Marcel Winatschek

Dancing in the Offices Until Someone Turned the Lights On

We danced in their offices past midnight, among the monitors and the empty bottles, the kind of party that makes no logistical sense in retrospect but feels completely necessary while it’s happening. That was tape.tv—a Berlin internet music channel that filed for insolvency this week, and that I’m going to miss in ways I didn’t entirely anticipate.

I met a lot of people through that place. Saw bands I’d never have found otherwise. Drank more than was wise at more of their events than I can accurately reconstruct. With Andi I once spent a weekend plastering small Austrian villages with tape.tv stickers while drunk English people materialized from somewhere and soaked us both in vodka, singing songs nobody recognized. With Karl there were the basement bars of Weißensee—properly dark, the kind of places that don’t appear on any map. With Wenke there was Melt, the whole dusty, euphoric field of it.

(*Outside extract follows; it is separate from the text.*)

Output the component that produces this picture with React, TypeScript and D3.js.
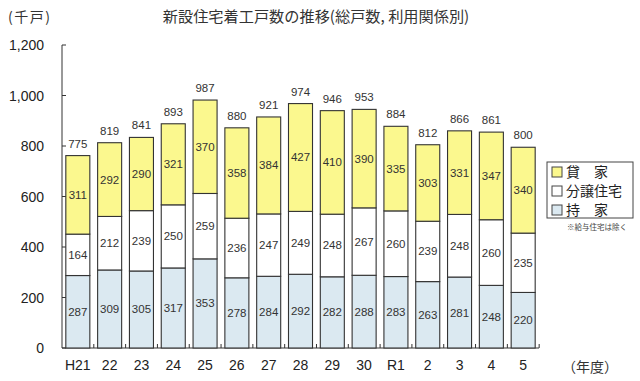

The peak was 2010 and 2011. Original productions, a rooftop concert series, a music show on ZDF.kultur, web livestreams that drew real audiences. At its height the site cleared eleven million visits a month. By the end of 2014—the last time they filed public figures—that number had collapsed below 700,000. Two rounds of layoffs. A move to smaller offices. The familiar geometry of something quietly giving up.

I’d been hearing the rumors for a while, the way you hear things when enough of your friends work in Berlin media: too-fast growth, technical trouble, the structural impossibility of going to war with YouTube and VEVO without YouTube or VEVO’s infrastructure. Monetizing the attention they’d earned turned out to be harder than earning it. It usually does.

Companies come and go, especially in Berlin, especially online. I know that. It doesn’t make the good ones any easier to lose.